• Material shown:
========
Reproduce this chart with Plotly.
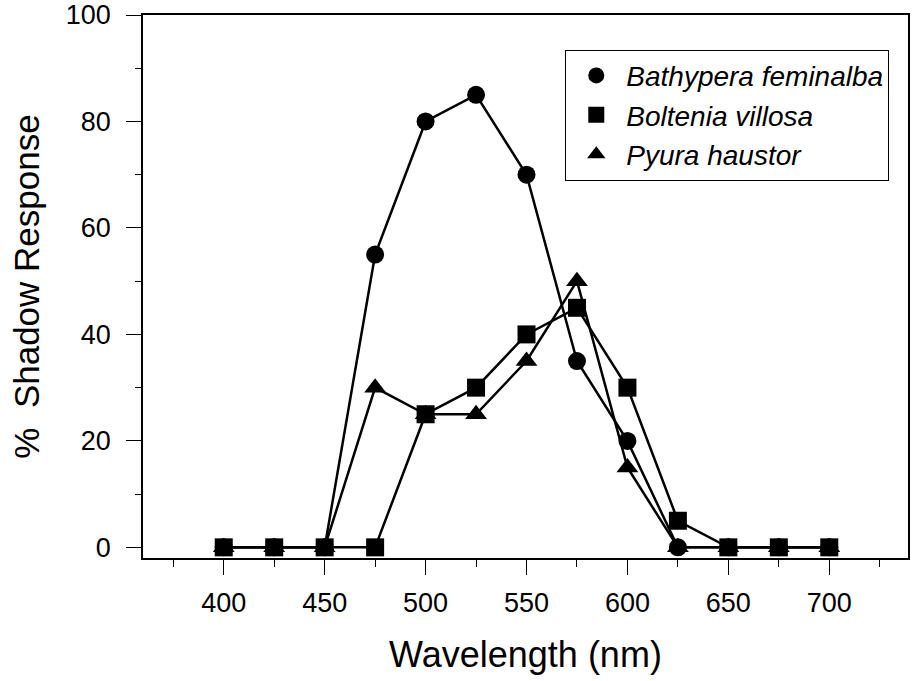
========
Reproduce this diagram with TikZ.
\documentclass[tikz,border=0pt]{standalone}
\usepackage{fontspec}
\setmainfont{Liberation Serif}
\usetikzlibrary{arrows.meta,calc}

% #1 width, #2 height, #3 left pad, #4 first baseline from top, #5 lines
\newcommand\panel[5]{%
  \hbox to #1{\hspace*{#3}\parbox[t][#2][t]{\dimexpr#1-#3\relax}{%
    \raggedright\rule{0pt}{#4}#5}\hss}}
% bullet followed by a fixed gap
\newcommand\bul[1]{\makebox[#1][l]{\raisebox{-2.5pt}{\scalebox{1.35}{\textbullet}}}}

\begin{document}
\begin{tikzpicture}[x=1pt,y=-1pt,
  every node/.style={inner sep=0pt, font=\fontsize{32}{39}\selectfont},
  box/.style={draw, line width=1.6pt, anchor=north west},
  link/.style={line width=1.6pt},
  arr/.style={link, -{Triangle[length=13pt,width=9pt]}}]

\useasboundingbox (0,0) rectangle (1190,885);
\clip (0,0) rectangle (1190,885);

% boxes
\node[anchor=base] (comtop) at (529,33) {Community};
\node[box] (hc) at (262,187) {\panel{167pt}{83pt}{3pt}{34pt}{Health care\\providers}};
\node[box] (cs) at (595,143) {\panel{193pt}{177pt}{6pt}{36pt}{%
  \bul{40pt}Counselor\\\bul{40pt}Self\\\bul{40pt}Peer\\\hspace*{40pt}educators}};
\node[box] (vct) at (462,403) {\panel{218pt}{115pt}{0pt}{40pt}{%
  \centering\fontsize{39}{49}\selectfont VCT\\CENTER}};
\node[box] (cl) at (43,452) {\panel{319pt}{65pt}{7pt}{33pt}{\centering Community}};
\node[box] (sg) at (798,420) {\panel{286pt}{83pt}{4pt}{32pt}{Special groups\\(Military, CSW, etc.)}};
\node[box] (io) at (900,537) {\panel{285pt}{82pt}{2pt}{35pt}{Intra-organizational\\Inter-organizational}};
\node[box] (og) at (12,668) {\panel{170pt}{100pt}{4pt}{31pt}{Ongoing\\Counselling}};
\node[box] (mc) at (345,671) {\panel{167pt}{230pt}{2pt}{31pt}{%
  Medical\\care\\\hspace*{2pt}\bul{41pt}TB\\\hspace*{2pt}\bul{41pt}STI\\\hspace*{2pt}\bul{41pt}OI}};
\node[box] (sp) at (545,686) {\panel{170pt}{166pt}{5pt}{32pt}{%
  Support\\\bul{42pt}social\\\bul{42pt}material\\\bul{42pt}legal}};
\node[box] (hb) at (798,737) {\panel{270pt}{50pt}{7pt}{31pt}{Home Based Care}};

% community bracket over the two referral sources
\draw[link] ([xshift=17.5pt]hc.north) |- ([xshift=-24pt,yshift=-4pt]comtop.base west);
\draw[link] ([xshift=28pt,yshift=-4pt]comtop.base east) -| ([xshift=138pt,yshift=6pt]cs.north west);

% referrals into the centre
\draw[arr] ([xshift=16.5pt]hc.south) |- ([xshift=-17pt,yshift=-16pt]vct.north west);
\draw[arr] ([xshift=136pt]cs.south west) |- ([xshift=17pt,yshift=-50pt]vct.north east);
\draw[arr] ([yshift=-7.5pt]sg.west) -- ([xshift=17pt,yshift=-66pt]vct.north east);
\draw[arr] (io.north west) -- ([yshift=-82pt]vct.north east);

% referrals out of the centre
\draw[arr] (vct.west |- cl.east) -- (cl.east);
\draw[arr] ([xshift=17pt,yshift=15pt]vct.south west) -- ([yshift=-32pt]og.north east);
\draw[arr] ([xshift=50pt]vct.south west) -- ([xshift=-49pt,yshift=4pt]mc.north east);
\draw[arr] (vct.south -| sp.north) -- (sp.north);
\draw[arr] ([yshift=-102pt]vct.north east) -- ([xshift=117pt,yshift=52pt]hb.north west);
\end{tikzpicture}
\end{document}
========
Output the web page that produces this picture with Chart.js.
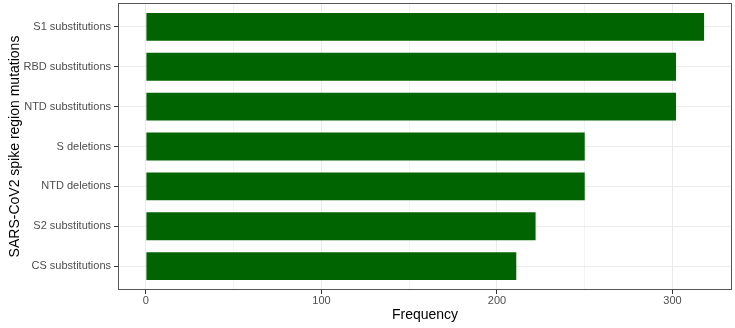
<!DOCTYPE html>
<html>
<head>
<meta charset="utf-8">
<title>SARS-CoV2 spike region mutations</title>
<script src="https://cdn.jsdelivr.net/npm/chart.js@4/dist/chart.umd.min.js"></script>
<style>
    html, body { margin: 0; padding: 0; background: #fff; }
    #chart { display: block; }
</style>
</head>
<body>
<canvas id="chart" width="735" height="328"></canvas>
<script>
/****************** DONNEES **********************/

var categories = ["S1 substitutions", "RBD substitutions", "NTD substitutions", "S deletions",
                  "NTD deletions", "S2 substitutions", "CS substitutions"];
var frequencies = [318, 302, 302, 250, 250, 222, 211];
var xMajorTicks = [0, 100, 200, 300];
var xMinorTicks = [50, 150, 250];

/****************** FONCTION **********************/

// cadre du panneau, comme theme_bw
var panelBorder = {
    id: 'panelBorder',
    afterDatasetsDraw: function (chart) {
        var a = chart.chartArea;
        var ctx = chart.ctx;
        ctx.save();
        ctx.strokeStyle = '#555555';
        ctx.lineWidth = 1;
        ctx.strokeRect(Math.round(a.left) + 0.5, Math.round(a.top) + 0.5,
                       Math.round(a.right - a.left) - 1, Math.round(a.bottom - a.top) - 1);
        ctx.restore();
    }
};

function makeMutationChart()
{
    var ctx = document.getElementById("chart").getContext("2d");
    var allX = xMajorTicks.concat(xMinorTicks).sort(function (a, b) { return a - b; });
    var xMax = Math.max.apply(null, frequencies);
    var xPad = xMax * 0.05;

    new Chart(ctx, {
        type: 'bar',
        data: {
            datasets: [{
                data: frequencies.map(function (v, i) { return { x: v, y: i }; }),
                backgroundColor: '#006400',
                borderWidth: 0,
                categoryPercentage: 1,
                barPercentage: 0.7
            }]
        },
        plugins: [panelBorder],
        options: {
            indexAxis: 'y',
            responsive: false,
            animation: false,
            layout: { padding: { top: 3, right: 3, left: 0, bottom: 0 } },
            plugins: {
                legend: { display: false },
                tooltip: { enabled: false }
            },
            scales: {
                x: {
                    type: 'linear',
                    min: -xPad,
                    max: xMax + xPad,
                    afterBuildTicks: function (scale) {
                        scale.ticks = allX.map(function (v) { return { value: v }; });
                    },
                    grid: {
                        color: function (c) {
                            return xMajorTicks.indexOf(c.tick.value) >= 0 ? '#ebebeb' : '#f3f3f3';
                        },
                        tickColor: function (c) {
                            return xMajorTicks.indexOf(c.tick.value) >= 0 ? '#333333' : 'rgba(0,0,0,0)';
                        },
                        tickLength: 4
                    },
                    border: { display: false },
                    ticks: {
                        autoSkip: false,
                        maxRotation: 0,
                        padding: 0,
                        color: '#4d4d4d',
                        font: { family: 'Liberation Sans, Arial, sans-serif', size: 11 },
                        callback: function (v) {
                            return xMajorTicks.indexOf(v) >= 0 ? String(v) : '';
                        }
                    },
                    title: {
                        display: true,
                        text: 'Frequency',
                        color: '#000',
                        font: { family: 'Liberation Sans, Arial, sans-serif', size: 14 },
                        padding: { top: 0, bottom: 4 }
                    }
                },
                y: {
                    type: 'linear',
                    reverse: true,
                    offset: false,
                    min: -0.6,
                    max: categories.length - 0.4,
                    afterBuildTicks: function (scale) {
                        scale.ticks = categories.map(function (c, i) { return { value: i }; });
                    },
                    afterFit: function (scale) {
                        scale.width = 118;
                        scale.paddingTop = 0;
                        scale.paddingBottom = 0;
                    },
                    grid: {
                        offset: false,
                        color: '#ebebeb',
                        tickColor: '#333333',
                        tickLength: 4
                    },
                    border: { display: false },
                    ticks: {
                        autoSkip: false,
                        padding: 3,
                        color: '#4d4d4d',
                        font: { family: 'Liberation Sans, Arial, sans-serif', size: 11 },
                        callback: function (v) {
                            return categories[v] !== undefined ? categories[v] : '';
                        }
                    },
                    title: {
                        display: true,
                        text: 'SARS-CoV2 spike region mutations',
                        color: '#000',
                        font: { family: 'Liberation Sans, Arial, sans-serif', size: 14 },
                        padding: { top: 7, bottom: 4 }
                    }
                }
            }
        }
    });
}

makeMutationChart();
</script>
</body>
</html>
========
• What you will do:
Which lines contain the word "with"? Copy each one.

• The result:
Reproduce this chart with Plotly.
Reproduce this diagram with TikZ.
Output the web page that produces this picture with Chart.js.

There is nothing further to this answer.